** Start RAW DATA **

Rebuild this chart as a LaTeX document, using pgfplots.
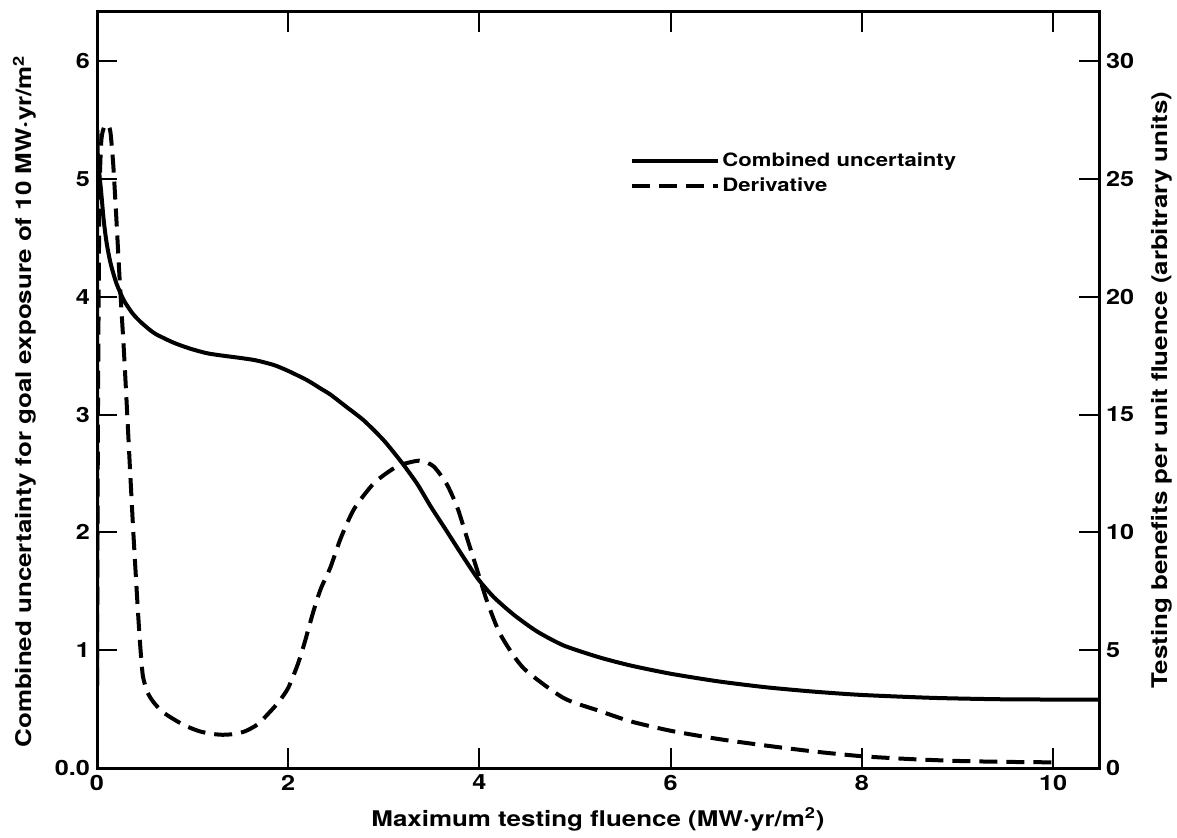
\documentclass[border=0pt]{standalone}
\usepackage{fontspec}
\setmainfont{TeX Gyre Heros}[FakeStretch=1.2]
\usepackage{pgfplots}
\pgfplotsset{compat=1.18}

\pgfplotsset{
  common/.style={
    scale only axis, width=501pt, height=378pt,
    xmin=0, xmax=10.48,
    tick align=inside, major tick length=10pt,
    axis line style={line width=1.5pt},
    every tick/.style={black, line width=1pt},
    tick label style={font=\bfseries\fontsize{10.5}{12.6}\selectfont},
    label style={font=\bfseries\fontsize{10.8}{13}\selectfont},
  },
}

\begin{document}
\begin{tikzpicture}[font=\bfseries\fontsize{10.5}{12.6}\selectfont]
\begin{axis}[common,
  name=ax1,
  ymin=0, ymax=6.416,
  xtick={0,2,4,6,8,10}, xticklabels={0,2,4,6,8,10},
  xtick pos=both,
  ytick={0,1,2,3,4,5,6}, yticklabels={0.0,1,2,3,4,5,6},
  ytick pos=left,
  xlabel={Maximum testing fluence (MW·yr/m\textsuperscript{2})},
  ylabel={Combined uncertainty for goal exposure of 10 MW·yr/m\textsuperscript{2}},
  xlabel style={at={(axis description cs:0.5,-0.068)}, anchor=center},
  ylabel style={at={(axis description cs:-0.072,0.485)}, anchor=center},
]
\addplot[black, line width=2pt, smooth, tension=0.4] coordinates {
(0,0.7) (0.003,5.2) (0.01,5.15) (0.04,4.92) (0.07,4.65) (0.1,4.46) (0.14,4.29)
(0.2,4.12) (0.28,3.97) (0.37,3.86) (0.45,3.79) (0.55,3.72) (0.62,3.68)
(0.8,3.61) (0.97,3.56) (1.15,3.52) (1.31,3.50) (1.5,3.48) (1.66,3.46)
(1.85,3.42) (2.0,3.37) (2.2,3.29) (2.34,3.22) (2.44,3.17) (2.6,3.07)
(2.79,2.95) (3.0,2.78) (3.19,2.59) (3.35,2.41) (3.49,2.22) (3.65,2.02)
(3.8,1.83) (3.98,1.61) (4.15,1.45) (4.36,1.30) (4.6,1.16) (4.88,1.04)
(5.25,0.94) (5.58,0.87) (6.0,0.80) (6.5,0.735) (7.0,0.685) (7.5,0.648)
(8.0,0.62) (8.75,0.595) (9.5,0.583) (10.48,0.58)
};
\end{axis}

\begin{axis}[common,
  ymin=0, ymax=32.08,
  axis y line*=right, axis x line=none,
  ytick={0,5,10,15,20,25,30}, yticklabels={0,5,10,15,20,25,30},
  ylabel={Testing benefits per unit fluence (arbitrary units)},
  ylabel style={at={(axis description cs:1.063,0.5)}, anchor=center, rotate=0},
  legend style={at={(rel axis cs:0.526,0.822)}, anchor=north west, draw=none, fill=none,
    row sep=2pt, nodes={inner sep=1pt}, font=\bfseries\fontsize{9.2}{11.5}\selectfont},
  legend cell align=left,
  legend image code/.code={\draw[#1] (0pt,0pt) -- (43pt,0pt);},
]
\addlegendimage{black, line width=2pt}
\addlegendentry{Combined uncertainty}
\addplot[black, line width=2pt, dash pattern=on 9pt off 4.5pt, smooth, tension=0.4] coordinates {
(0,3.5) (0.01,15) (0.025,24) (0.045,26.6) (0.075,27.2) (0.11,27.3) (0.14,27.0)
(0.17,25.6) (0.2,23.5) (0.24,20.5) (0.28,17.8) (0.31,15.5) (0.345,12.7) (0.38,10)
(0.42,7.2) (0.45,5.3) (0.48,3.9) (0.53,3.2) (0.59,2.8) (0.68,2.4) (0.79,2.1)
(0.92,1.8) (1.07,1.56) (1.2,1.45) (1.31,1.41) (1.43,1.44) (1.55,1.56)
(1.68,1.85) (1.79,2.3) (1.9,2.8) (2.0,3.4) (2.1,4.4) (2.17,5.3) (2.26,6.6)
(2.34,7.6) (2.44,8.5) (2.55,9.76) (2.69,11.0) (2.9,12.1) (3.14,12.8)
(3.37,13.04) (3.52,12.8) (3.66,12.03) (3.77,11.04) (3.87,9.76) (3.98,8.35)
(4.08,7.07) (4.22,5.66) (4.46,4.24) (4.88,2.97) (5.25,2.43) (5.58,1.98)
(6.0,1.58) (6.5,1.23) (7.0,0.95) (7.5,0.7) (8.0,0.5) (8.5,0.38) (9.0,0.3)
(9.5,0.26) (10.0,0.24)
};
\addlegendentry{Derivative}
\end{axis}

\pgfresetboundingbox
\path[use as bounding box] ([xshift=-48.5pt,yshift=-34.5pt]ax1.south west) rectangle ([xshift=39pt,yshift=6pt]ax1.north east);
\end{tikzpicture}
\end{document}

** End RAW DATA **

EXERCISE DETAILS
Could you repeat all of the material exactly? Pictures should not be copied.

SOLUTION TO THIS EXERCISE
Rebuild this chart as a LaTeX document, using pgfplots.
\documentclass[border=0pt]{standalone}
\usepackage{fontspec}
\setmainfont{TeX Gyre Heros}[FakeStretch=1.2]
\usepackage{pgfplots}
\pgfplotsset{compat=1.18}

\pgfplotsset{
  common/.style={
    scale only axis, width=501pt, height=378pt,
    xmin=0, xmax=10.48,
    tick align=inside, major tick length=10pt,
    axis line style={line width=1.5pt},
    every tick/.style={black, line width=1pt},
    tick label style={font=\bfseries\fontsize{10.5}{12.6}\selectfont},
    label style={font=\bfseries\fontsize{10.8}{13}\selectfont},
  },
}

\begin{document}
\begin{tikzpicture}[font=\bfseries\fontsize{10.5}{12.6}\selectfont]
\begin{axis}[common,
  name=ax1,
  ymin=0, ymax=6.416,
  xtick={0,2,4,6,8,10}, xticklabels={0,2,4,6,8,10},
  xtick pos=both,
  ytick={0,1,2,3,4,5,6}, yticklabels={0.0,1,2,3,4,5,6},
  ytick pos=left,
  xlabel={Maximum testing fluence (MW·yr/m\textsuperscript{2})},
  ylabel={Combined uncertainty for goal exposure of 10 MW·yr/m\textsuperscript{2}},
  xlabel style={at={(axis description cs:0.5,-0.068)}, anchor=center},
  ylabel style={at={(axis description cs:-0.072,0.485)}, anchor=center},
]
\addplot[black, line width=2pt, smooth, tension=0.4] coordinates {
(0,0.7) (0.003,5.2) (0.01,5.15) (0.04,4.92) (0.07,4.65) (0.1,4.46) (0.14,4.29)
(0.2,4.12) (0.28,3.97) (0.37,3.86) (0.45,3.79) (0.55,3.72) (0.62,3.68)
(0.8,3.61) (0.97,3.56) (1.15,3.52) (1.31,3.50) (1.5,3.48) (1.66,3.46)
(1.85,3.42) (2.0,3.37) (2.2,3.29) (2.34,3.22) (2.44,3.17) (2.6,3.07)
(2.79,2.95) (3.0,2.78) (3.19,2.59) (3.35,2.41) (3.49,2.22) (3.65,2.02)
(3.8,1.83) (3.98,1.61) (4.15,1.45) (4.36,1.30) (4.6,1.16) (4.88,1.04)
(5.25,0.94) (5.58,0.87) (6.0,0.80) (6.5,0.735) (7.0,0.685) (7.5,0.648)
(8.0,0.62) (8.75,0.595) (9.5,0.583) (10.48,0.58)
};
\end{axis}

\begin{axis}[common,
  ymin=0, ymax=32.08,
  axis y line*=right, axis x line=none,
  ytick={0,5,10,15,20,25,30}, yticklabels={0,5,10,15,20,25,30},
  ylabel={Testing benefits per unit fluence (arbitrary units)},
  ylabel style={at={(axis description cs:1.063,0.5)}, anchor=center, rotate=0},
  legend style={at={(rel axis cs:0.526,0.822)}, anchor=north west, draw=none, fill=none,
    row sep=2pt, nodes={inner sep=1pt}, font=\bfseries\fontsize{9.2}{11.5}\selectfont},
  legend cell align=left,
  legend image code/.code={\draw[#1] (0pt,0pt) -- (43pt,0pt);},
]
\addlegendimage{black, line width=2pt}
\addlegendentry{Combined uncertainty}
\addplot[black, line width=2pt, dash pattern=on 9pt off 4.5pt, smooth, tension=0.4] coordinates {
(0,3.5) (0.01,15) (0.025,24) (0.045,26.6) (0.075,27.2) (0.11,27.3) (0.14,27.0)
(0.17,25.6) (0.2,23.5) (0.24,20.5) (0.28,17.8) (0.31,15.5) (0.345,12.7) (0.38,10)
(0.42,7.2) (0.45,5.3) (0.48,3.9) (0.53,3.2) (0.59,2.8) (0.68,2.4) (0.79,2.1)
(0.92,1.8) (1.07,1.56) (1.2,1.45) (1.31,1.41) (1.43,1.44) (1.55,1.56)
(1.68,1.85) (1.79,2.3) (1.9,2.8) (2.0,3.4) (2.1,4.4) (2.17,5.3) (2.26,6.6)
(2.34,7.6) (2.44,8.5) (2.55,9.76) (2.69,11.0) (2.9,12.1) (3.14,12.8)
(3.37,13.04) (3.52,12.8) (3.66,12.03) (3.77,11.04) (3.87,9.76) (3.98,8.35)
(4.08,7.07) (4.22,5.66) (4.46,4.24) (4.88,2.97) (5.25,2.43) (5.58,1.98)
(6.0,1.58) (6.5,1.23) (7.0,0.95) (7.5,0.7) (8.0,0.5) (8.5,0.38) (9.0,0.3)
(9.5,0.26) (10.0,0.24)
};
\addlegendentry{Derivative}
\end{axis}

\pgfresetboundingbox
\path[use as bounding box] ([xshift=-48.5pt,yshift=-34.5pt]ax1.south west) rectangle ([xshift=39pt,yshift=6pt]ax1.north east);
\end{tikzpicture}
\end{document}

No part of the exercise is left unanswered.